In recent literary times a lot has been made of the concept of weird in fiction, and various writers old and new have been said to write under this banner or of its stillborn offspring, the New Weird. For a whole host of reasons, I've never much cared for this concept, even though I like and appreciate the work of a number of writers labelled weird. Nicholas Royle is not weird - in the literary sense. He may be the freakiest dude you'll ever meet in reality, I've no idea - and is not generally considered such, as far as I'm aware. So why mention it? Well, because I think in some ways his writing represents another loosely aligned stream of fiction that plays with abstraction and the otherworldy, but which has not received the same degree of attention, that of the uncanny. A style that owes much to psychoanalysis and the writings of Sigmund Freud, and which can be seen in the works of authors like Roald Dahl and Christopher Priest, and in the films of Stanley Kubrick and David Lynch among others.
In Regicide, the motifs of the uncanny are present from the outset. From the moment that Carl (the narrator) breaks into a strange empty house to answer a constantly ringing telephone - only to find the person at the end of the line seemingly knows his name - the reader's perception of normality is eroded. The ringing phone re-occurs as a theme, along with puzzles and maps, records playing silent messages and dogs - violent, dangerous dogs. All of these have symbolic associations, that reveal the inner workings of Carl's mind.
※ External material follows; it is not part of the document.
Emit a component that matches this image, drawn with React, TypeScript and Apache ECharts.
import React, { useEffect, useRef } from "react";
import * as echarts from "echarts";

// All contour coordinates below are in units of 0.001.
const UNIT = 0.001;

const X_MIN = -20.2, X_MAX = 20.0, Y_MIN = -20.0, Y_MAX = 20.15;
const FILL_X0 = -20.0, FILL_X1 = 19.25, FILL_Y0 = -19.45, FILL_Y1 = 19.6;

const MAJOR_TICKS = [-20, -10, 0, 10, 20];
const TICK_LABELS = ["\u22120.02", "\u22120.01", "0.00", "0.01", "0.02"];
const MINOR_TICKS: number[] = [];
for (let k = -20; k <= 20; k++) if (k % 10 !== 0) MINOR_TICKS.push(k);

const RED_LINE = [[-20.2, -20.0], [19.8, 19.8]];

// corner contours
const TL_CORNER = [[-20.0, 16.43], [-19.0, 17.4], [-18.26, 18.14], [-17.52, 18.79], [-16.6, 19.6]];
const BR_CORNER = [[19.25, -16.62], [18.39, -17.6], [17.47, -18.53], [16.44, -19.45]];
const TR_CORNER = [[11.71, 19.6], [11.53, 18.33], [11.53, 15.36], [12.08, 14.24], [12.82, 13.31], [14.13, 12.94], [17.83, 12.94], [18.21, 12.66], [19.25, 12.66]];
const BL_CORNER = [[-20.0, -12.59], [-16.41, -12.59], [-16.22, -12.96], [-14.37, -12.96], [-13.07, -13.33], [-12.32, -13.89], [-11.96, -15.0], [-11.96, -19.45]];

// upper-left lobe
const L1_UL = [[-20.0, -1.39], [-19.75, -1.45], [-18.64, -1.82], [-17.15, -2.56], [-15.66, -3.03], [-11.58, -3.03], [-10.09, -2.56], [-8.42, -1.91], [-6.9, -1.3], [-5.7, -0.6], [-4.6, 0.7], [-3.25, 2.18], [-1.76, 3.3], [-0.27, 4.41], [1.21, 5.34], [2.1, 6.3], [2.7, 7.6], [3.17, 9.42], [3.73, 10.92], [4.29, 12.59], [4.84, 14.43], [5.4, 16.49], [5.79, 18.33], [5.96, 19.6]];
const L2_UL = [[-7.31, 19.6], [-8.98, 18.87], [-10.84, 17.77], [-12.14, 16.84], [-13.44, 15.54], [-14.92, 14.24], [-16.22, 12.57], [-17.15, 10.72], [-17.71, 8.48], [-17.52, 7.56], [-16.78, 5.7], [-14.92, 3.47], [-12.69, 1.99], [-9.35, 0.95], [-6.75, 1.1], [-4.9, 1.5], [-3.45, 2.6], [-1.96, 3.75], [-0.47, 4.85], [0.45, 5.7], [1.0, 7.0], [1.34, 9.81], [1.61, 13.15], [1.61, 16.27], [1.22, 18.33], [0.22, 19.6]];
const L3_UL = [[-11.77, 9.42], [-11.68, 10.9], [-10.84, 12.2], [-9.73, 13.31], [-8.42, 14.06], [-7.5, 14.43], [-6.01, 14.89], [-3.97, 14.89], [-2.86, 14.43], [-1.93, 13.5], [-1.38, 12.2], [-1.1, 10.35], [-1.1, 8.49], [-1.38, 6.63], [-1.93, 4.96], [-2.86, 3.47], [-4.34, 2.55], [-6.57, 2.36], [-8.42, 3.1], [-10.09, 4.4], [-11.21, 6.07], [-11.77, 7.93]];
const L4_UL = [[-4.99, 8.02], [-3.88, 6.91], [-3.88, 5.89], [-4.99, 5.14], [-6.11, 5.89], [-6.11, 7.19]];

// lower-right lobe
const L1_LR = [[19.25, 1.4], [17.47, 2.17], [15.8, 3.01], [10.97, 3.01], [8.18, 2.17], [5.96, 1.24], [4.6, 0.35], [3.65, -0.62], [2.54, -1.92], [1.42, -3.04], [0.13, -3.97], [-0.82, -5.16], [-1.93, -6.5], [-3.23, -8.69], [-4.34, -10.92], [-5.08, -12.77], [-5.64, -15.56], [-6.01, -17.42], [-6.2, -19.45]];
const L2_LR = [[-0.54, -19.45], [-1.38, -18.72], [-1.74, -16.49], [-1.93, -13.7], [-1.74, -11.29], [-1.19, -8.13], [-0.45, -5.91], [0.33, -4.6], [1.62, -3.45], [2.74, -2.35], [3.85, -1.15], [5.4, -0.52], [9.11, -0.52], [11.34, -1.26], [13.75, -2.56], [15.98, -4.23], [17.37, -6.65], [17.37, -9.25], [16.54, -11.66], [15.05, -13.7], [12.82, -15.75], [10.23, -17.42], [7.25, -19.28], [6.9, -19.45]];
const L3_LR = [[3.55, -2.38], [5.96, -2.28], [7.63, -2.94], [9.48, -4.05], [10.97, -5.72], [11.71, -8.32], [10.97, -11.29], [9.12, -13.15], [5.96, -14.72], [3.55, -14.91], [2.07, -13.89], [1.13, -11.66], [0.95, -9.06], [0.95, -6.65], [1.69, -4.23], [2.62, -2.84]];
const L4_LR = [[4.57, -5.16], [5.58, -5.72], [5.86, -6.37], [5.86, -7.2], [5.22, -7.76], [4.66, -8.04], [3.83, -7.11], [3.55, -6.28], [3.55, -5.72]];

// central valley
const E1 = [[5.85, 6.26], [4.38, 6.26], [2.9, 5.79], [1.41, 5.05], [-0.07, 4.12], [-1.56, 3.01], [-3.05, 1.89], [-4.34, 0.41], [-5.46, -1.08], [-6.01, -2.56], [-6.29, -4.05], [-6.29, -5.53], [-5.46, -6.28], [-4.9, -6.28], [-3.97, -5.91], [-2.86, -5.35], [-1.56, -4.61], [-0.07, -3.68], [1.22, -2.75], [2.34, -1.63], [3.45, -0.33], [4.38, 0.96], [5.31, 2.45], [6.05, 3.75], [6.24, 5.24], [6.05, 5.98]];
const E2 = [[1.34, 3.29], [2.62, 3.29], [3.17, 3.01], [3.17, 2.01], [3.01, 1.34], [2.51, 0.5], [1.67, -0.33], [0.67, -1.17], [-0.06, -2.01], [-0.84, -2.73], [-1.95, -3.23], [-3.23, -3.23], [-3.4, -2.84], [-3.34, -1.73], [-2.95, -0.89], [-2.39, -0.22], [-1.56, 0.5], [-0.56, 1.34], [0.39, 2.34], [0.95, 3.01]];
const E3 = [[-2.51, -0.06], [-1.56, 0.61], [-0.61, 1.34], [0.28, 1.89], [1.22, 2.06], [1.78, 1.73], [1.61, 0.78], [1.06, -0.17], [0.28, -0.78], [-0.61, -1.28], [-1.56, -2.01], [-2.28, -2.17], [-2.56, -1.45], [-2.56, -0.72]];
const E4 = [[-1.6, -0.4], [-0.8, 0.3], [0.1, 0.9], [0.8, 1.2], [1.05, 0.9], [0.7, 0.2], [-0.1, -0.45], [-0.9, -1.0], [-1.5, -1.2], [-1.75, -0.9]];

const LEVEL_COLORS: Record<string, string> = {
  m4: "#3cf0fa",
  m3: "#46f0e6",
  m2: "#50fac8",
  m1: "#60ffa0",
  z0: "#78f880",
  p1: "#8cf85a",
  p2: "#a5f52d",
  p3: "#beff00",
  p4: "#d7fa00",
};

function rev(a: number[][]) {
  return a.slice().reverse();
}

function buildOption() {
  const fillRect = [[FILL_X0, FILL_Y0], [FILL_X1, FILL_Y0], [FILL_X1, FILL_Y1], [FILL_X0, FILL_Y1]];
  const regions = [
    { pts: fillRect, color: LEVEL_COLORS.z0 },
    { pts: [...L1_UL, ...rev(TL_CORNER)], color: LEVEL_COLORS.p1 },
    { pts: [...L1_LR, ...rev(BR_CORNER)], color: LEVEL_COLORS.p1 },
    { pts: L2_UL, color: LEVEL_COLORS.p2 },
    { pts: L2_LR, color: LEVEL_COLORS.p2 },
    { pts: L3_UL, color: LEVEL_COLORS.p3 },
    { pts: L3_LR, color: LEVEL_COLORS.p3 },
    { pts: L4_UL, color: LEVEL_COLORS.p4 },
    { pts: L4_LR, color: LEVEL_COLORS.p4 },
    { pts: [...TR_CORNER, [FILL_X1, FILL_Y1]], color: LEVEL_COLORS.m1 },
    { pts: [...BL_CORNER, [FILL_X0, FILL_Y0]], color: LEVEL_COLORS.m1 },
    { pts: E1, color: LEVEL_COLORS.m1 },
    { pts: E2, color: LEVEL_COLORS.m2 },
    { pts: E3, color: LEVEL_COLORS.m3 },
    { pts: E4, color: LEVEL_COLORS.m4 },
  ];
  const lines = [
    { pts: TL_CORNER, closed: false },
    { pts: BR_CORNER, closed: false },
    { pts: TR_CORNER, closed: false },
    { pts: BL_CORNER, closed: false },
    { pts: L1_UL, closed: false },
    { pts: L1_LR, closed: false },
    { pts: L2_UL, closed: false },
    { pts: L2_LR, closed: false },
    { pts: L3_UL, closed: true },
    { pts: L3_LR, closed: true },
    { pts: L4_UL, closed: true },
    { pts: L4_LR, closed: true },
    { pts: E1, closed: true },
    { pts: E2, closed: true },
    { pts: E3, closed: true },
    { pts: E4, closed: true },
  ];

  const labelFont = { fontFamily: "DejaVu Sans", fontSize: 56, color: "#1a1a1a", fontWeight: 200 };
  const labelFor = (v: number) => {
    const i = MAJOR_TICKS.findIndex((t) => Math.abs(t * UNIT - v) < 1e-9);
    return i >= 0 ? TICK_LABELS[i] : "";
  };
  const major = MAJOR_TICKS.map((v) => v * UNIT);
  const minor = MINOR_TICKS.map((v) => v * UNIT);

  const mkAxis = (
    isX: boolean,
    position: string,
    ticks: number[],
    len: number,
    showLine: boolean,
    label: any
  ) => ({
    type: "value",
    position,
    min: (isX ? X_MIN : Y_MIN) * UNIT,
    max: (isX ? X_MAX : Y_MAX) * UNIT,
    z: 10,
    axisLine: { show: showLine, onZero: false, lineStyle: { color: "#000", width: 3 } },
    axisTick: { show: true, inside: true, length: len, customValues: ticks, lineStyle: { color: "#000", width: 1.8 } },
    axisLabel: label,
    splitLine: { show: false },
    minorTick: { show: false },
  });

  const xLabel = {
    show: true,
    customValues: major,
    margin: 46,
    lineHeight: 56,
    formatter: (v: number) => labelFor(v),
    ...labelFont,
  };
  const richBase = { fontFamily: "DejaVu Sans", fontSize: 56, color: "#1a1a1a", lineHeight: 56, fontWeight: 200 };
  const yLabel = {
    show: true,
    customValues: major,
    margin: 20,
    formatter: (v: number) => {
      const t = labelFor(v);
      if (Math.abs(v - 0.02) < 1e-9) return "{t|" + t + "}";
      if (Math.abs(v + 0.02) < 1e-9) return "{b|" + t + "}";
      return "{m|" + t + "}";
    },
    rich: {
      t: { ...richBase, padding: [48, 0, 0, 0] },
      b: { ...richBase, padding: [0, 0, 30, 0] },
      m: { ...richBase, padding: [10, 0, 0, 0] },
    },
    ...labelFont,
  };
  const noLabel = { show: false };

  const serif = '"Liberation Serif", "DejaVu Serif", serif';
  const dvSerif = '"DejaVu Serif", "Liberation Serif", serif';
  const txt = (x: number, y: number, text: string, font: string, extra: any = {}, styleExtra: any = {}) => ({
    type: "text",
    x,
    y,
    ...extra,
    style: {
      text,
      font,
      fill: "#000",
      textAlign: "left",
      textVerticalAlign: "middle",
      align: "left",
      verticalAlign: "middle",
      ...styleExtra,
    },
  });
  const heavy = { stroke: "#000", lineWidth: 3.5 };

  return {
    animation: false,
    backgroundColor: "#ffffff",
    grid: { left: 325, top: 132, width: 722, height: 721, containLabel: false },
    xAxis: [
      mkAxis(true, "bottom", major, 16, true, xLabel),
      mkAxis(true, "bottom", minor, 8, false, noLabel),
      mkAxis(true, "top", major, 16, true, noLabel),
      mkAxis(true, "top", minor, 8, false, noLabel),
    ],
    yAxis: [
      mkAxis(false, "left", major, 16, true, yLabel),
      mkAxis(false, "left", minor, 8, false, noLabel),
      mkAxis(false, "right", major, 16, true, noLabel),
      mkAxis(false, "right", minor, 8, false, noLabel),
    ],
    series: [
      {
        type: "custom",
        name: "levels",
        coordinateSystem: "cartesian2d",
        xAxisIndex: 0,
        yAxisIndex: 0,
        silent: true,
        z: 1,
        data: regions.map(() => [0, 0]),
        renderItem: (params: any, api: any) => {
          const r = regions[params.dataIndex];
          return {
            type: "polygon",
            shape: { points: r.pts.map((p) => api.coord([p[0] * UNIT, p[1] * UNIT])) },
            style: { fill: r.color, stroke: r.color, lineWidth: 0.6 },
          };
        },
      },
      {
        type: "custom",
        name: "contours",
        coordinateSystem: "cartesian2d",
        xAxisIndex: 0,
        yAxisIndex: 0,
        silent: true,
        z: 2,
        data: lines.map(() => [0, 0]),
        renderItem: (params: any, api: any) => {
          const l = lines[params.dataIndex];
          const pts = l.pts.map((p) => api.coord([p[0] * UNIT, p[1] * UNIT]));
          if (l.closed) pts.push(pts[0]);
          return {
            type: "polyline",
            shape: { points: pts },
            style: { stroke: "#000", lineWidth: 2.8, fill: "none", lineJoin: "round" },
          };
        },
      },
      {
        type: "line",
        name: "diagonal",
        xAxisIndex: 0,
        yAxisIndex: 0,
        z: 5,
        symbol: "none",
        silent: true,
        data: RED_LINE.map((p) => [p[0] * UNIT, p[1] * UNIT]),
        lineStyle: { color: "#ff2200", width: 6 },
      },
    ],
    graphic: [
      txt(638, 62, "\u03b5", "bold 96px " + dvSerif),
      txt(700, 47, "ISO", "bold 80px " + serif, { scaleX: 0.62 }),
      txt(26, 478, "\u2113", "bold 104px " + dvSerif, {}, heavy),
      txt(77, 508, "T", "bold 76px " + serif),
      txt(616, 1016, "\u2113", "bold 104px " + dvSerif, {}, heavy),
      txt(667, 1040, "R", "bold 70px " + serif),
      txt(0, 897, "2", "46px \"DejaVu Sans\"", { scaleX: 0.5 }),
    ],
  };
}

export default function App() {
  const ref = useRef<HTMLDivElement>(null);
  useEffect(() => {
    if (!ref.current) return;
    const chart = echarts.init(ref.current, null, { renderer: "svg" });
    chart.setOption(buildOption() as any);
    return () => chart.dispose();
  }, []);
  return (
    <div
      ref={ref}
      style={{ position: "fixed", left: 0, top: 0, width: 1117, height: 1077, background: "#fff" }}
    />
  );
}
As the narrative progresses it becomes increasingly difficult to tell what has actually happened in this reality, and what has occurred in another place, that may or may not just be an aspect of Carl's psyche.
The linear time frame of this novel is also difficult to pin down. From the clues: no mention of internet or mobile phones, mostly vinyl records but some CDs mentioned, smoking carriages on trains, etc, it would appear to take place somewhere between 1984 and 1990. The somewhat fractured presentation of time adds to the dream like surrealism, but means that this short novel requires concentration.
The title of this book is principally a reference to Un Régicide by French Novelist, Alain Robbe-Grillet. A book which Carl is reading in the story and from which some of the recurrent elements are drawn. This novel is clearly in dialogue with the themes of that work. Songs by New Wave Manchester band, the Passage also feature heavily, and together these two cultural references provide unifying background narrative. Despite these references, I was reminded in places of Alan Parker's film, The Wall based on the album by Pink Floyd.
There are many elements to this novel that I found worked exceptionally well. As Carl's life is revealed by the gradual peeling away of the layers of his psyche, there are moments of real sadness and tenderness, particularly with regards to his family background. There are also some very disturbing aspects. All this is spliced together with hints of obsession and subtle erotica, and a blurring of the lines between the outer and the inner world. This last aspect in particular I enjoyed very much, as it's a concept I have great personal interest in.
Regicide is exactly the kind of novel that appeals to me; sinister and surreal, it manages to be original, unsettling, and yet deeply human at the same time. It exemplifies the kind of uncanny fiction that distorts the readers perception of reality, but which never gets lost in meaningless philosophical abstractions. Nicholas Royle is a master of his craft and Regicide an excellent example of his work.